Vom Supertalent zum Weltmeister: Vieles neu für Storl
Zürich (dpa) - „Und jetzt aus Deutschland: Daviiiiiiiiiiid Storl!“ Der Moderator des legendären Züricher Meetings begrüßte den neuen Weltmeister im Kugelstoßen so, wie man seine großen Attraktionen eben vorstellt in der Leichtathletik: mit viel Getöse und lautem Geschrei.
Noch vor einer Woche wäre Storl wohl weitgehend unbemerkt in diesen Wettkampf gegangen, aber seit er in Daegu völlig überraschend vom größten Talent zum neuen König seiner Disziplin aufgestiegen ist, hat sich für ihn vieles verändert. In Zürich ist das gut zu beobachten gewesen, obwohl der 21 Jahre alte Chemnitzer bei seinem ersten Auftritt nach dem WM-Triumph nur den fünften Platz belegte.

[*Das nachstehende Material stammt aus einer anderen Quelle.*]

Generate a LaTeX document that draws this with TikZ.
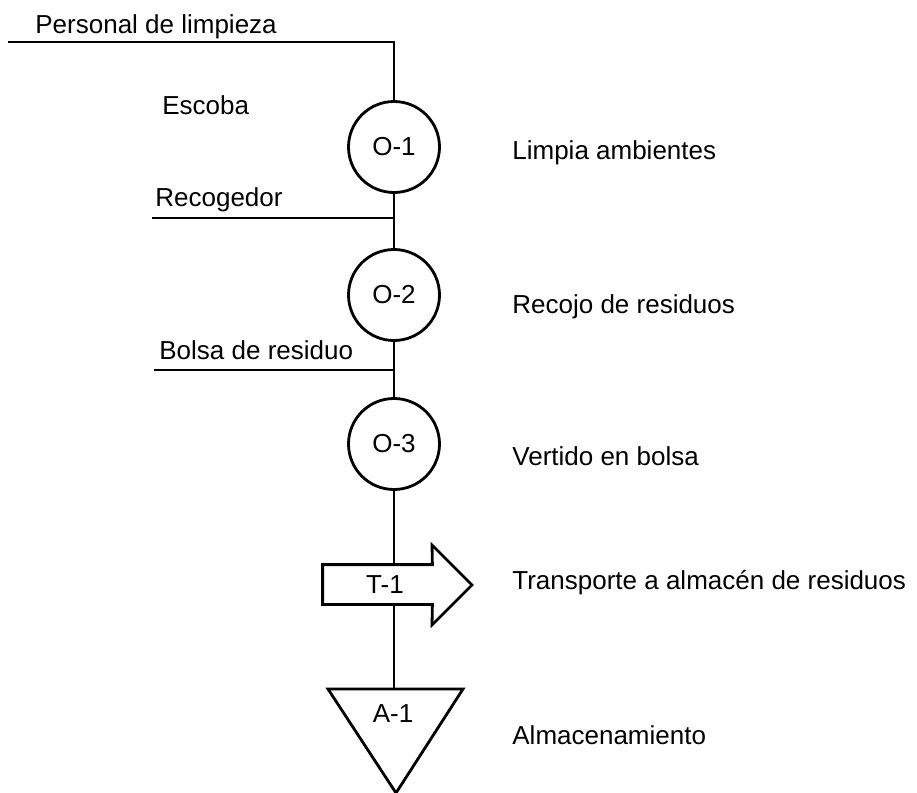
\documentclass[tikz,border=0pt]{standalone}
\usepackage{fontspec}
\setmainfont{Liberation Sans}
\usetikzlibrary{positioning}

\begin{document}
\begin{tikzpicture}[
  x=0.5pt, y=-0.5pt,
  every node/.style={font=\fontsize{13}{15}\selectfont},
  op/.style={draw, circle, line width=1.4pt, minimum size=45.5pt, inner sep=0pt},
  tbody/.style={minimum width=54.5pt, minimum height=19.5pt, inner sep=0pt},
  shapeline/.style={line width=1.4pt, line join=miter},
  line/.style={line width=0.6pt},
  lbl/.style={anchor=base west, inner sep=0pt}
]
\useasboundingbox (0,0) rectangle (917,793);

% operaciones
\node[op] (o1) at (394,147) {O-1};
\node[op] (o2) at (394,295) {O-2};
\node[op] (o3) at (394,444) {O-3};

% transporte
\node[tbody] (t1) at (377.5,584.5) {};
\draw[shapeline] (t1.north west) -- (t1.north east) -- (432,545) -- (472,585)
  -- (432,625) -- (t1.south east) -- (t1.south west) -- cycle;
\node at (385,585) {T-1};

% almacenamiento
\coordinate (a1) at (394,689);
\draw[shapeline] (328,689) -- (463,689) -- (396,793) -- cycle;
\node[anchor=base] (a1txt) at (393,722) {A-1};

% entradas
\coordinate (pl) at (8,42);
\coordinate (top) at (394,42);
\coordinate (rec) at (152,218);
\coordinate (bol) at (154,370);

\draw[line] (pl) -- (top) -- (o1);
\draw[line] (o1) -- (o2);
\draw[line] (o2) -- (o3);
\draw[line] (o3) -- (o3 |- t1.north);
\draw[line] (o3 |- t1.south) -- (a1);
\draw[line] (rec) -- (rec -| o1);
\draw[line] (bol) -- (bol -| o2);

% textos izquierda
\node[lbl] (tpl) at (35,33) {Personal de limpieza};
\node[lbl] (tesc) at (162,114) {Escoba};
\node[lbl] (trec) at (155,206) {Recogedor};
\node[lbl] (tbol) at (159,359) {Bolsa de residuo};

% textos derecha
\node[lbl] (d1) at (512,159) {Limpia ambientes};
\node[lbl] (d2) at (512,313) {Recojo de residuos};
\node[lbl] (d3) at (512,465) {Vertido en bolsa};
\node[lbl] (d4) at (512,589) {Transporte a almacén de residuos};
\node[lbl] (d5) at (512,744) {Almacenamiento};
\end{tikzpicture}
\end{document}
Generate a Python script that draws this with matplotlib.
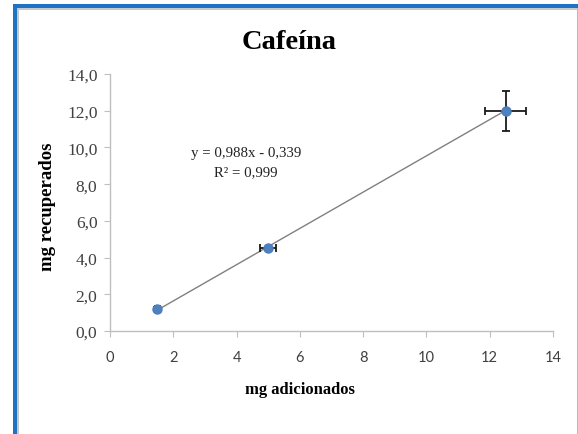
import matplotlib
matplotlib.use("Agg")
import matplotlib.pyplot as plt
from matplotlib.patches import Rectangle
import numpy as np

plt.rcParams['font.family'] = ['Liberation Serif', 'DejaVu Serif']

# data
mg_adicionados = [1.5, 5.0, 12.5]
mg_recuperados = [1.2, 4.5, 12.0]
err_x = [0.08, 0.26, 0.65]
err_y = [0.1, 0.1, 1.1]
slope = 0.988
intercept = -0.339
r2 = 0.999
xticks = [0, 2, 4, 6, 8, 10, 12, 14]
yticks = [0, 2, 4, 6, 8, 10, 12, 14]

W, H = 578, 435
fig = plt.figure(figsize=(W / 100, H / 100), dpi=100)

# frame around the chart
def px_rect(x0, y0, x1, y1, color):
    fig.add_artist(Rectangle((x0 / W, 1 - y1 / H), (x1 - x0) / W, (y1 - y0) / H,
                             transform=fig.transFigure, color=color, lw=0, zorder=0))

px_rect(13, 5, 17, H, '#1F73C4')
px_rect(13, 5, W, 9, '#1F73C4')
px_rect(17, 9, 18.5, H, '#C8C8C8')
px_rect(17, 9, W, 10.5, '#C8C8C8')
px_rect(576.5, 9, W, H, '#9DC3E6')

ax = fig.add_axes([110 / W, 1 - 332 / H, (553 - 110) / W, (332 - 75) / H])

xs = np.array([mg_adicionados[0], mg_adicionados[-1]])
ax.plot(xs, slope * xs + intercept, color='#808080', lw=1, zorder=2)

ax.errorbar(mg_adicionados, mg_recuperados, xerr=err_x, yerr=err_y,
            fmt='none', ecolor='#1a1a1a', elinewidth=1.3, capsize=2.7, capthick=1.3, zorder=3)
ax.plot(mg_adicionados, mg_recuperados, 'o', color='#4F81BD', mec='#4A7EC0',
        ms=6.5, zorder=4)

ax.set_xlim(0, 14)
ax.set_ylim(0, 14)
ax.set_xticks(xticks)
ax.set_yticks(yticks)
ax.set_xticklabels([str(t) for t in xticks], family=['Lato', 'DejaVu Sans'],
                   fontsize=10.5)
ax.set_yticklabels([f"{t:.1f}".replace('.', ',') for t in yticks], fontsize=12.5)

for s in ['top', 'right']:
    ax.spines[s].set_visible(False)
for s in ['left', 'bottom']:
    ax.spines[s].set_color('#BFBFBF')
    ax.spines[s].set_linewidth(1)
ax.tick_params(direction='out', length=4, color='#BFBFBF', labelcolor='#404040')
ax.tick_params(axis='x', pad=10)
ax.tick_params(axis='y', pad=5)

eq = f"y = {slope:.3f}x - {abs(intercept):.3f}".replace('.', ',')
ax.text(4.3, 9.75, eq, ha='center', va='center', fontsize=10.7, color='#222222')
ax.text(4.3, 8.7, f"R² = {r2:.3f}".replace('.', ','), ha='center', va='center',
        fontsize=10.7, color='#222222')

fig.text(289 / W, 1 - 49 / H, "Cafeína", ha='center', va='baseline',
         fontsize=20.5, fontweight='bold')
fig.text(300 / W, 1 - 390 / H, "mg adicionados", ha='center', va='center',
         fontsize=12, fontweight='bold')
fig.text(47 / W, 1 - 207 / H, "mg recuperados", ha='center', va='center',
         fontsize=13.5, fontweight='bold', rotation=90)

fig.savefig("out.png", dpi=100)
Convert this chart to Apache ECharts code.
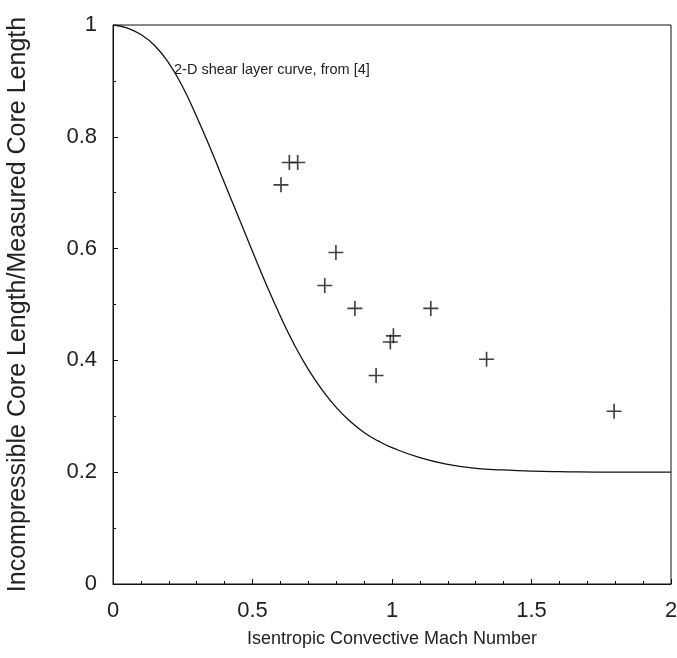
<!DOCTYPE html>
<html>
<head>
    <meta charset="utf-8">
    <title>Core length vs convective Mach number</title>
    <script src="https://cdn.jsdelivr.net/npm/echarts@6/dist/echarts.min.js"></script>
    <style>
        html, body { margin: 0; padding: 0; background: #fff; }
        #main { width: 677px; height: 658px; }
    </style>
</head>
<body>
    <div id="main"></div>
    <script type="text/javascript">
        // measured points
        var machPts = [0.602, 0.632, 0.662, 0.759, 0.799, 0.867, 0.943, 0.994, 1.005, 1.139, 1.339, 1.796];
        var ratioPts = [0.714, 0.754, 0.754, 0.534, 0.593, 0.493, 0.373, 0.433, 0.444, 0.493, 0.402, 0.309];

        // 2-D shear layer curve
        var curveX = [0, 0.05, 0.1, 0.15, 0.2, 0.25, 0.3, 0.35, 0.4, 0.45, 0.5, 0.55, 0.6, 0.65, 0.7, 0.75, 0.8, 0.85, 0.9, 0.95, 1.0, 1.1, 1.2, 1.3, 1.4, 1.5, 1.6, 1.8, 2.0];
        var curveY = [1.0, 0.995, 0.983, 0.963, 0.932, 0.889, 0.836, 0.778, 0.717, 0.656, 0.595, 0.535, 0.479, 0.428, 0.384, 0.347, 0.316, 0.291, 0.271, 0.256, 0.244, 0.226, 0.214, 0.207, 0.204, 0.202, 0.201, 0.2, 0.2];

        var font = 'Liberation Sans, Arial, sans-serif';

        var chart = echarts.init(document.getElementById('main'));
        var option = {
            animation: false,
            grid: {
                left: 113,
                right: 6,
                top: 25,
                bottom: 74,
                outerBoundsMode: 'none',
                containLabel: false,
                show: true,
                borderColor: '#111',
                borderWidth: 1
            },
            xAxis: {
                type: 'value',
                min: 0,
                max: 2,
                interval: 0.5,
                name: 'Isentropic Convective Mach Number',
                nameLocation: 'middle',
                nameGap: 46,
                nameTextStyle: { fontFamily: font, fontSize: 18, color: '#222' },
                axisLine: { lineStyle: { color: '#111' } },
                axisTick: { inside: true, length: 5, lineStyle: { color: '#111' } },
                minorTick: { show: true, splitNumber: 5, length: 3, lineStyle: { color: '#111' } },
                splitLine: { show: false },
                axisLabel: {
                    margin: 16,
                    fontFamily: font,
                    fontSize: 22,
                    color: '#222',
                    showMaxLabel: true,
                    formatter: function(v) { return String(v); }
                }
            },
            yAxis: {
                type: 'value',
                min: 0,
                max: 1,
                interval: 0.2,
                name: 'Incompressible Core Length/Measured Core Length',
                nameLocation: 'middle',
                nameGap: 82,
                nameTextStyle: { fontFamily: font, fontSize: 25, color: '#222' },
                axisLine: { lineStyle: { color: '#111' } },
                axisTick: { inside: true, length: 5, lineStyle: { color: '#111' } },
                minorTick: { show: true, splitNumber: 2, length: 3, lineStyle: { color: '#111' } },
                splitLine: { show: false },
                axisLabel: {
                    margin: 16,
                    fontFamily: font,
                    fontSize: 22,
                    color: '#222',
                    formatter: function(v) { return String(v); }
                }
            },
            graphic: [{
                type: 'text',
                left: 174,
                top: 62,
                style: {
                    text: '2-D shear layer curve, from [4]',
                    font: '14.5px ' + font,
                    fill: '#222'
                }
            }],
            series: [{
                name: 'curve',
                type: 'line',
                smooth: 0.5,
                showSymbol: false,
                data: curveX.map(function(x, i) { return [x, curveY[i]]; }),
                lineStyle: { color: '#111', width: 1.3 }
            }, {
                name: 'measured',
                type: 'scatter',
                symbol: 'path://M0,4.45h10v1.1h-10zM4.45,0h1.1v10h-1.1z',
                symbolSize: 15,
                itemStyle: { color: '#111' },
                data: machPts.map(function(x, i) { return [x, ratioPts[i]]; })
            }]
        };
        chart.setOption(option);
    </script>
</body>
</html>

„Ich habe in Daegu ein bisschen mehr Selbstvertrauen getankt. Aber die Erwartungshaltung ist auch viel größer geworden“, sagte Storl in seinen gewohnt sparsamen und zurückhaltenden Worten. Die Zuschauer, Journalisten und Konkurrenten schauen auf einmal ganz genau hin, wenn er in den Ring steigt. „Die Jungs wollten eine kleine Revanche“, meinte er. Und die Reporter fragten: Nur Fünfter? Als Weltmeister?
Mit 21,23 Metern legte Storl in Zürich den drittbesten Wettkampf seiner Karriere hin, nur in der Qualifikation und im Finale der WM stieß er bislang weiter. Daegu hat die Maßstäbe verrückt, aber der ehemalige Junioren-Weltrekordler geht damit ähnlich stoisch um wie mit dem medialen Überschwang nach seinem Erfolg in Südkorea. „Klar denken einige jetzt anders. Aber ich bin mit meiner Leistung zufrieden“, sagte er. „Die große Anspannung ist weg nach der WM.“
Storl möchte in dieser Saison noch beim ISTAF in Berlin (11. September), beim Werfertag in Thum und beim Länderkampf „Decanation“ in Nizza antreten. „Ziele setze ich mir jetzt aber keine mehr“, sagte er. „Ich möchte nur noch ein bisschen Spaß haben und genießen.“
Nach dem Wettkampf im Züricher Hauptbahnhof ging es damit gleich los. Storl und die anderen Athleten genehmigten sich hinter der eigens aufgebauten Mini-Arena ein Bier und stießen auf eine lange Saison an. Die Kugelstoßer pflegen untereinander ein besonderes Verhältnis. Niemand würde dem anderen freiwillig eine Medaille überlassen, aber neben aller Rivalität verbindet sie auch das Gefühl, kaum beachtet zu werden neben den Sprintern und Springern.
Storl wird in diesem Kreis eher geachtet, denn als neue Bedrohung wahrgenommen. Zumindest beschreibt er das so. „Wir verstehen uns alle gut“, meinte er. „Und als Konkurrenten haben sie mich schon vor der WM gesehen.“ Als erstes prostete er am Mittwoch Dylan Armstrong zu - der Kanadier hatte in Daegu nur Silber geholt, in Zürich dann aber bereits den vierten großen Meeting-Sieg in dieser Saison gefeiert.
Noch mehr über diese Atmosphäre sagt das Verhältnis zwischen Storl und Routinier Ralf Bartels aus. Der 33-Jährige hätte die Wachablösung im deutschen Kugelstoßen gern noch etwas länger hinausgezögert. Aber jetzt, wo sie mit besonders lauten Pauken und Trompeten erfolgt ist, fügt er sich mit großem Respekt in die Rolle eines Mentors. Ob während des Wettkampfes oder im Hotel: Ständig scherzen die beiden miteinander oder tauschen sich aus. „Ich freue mich für David“, sagte Bartels nach seinem siebten Platz in Zürich. Und stieß mit ihm an.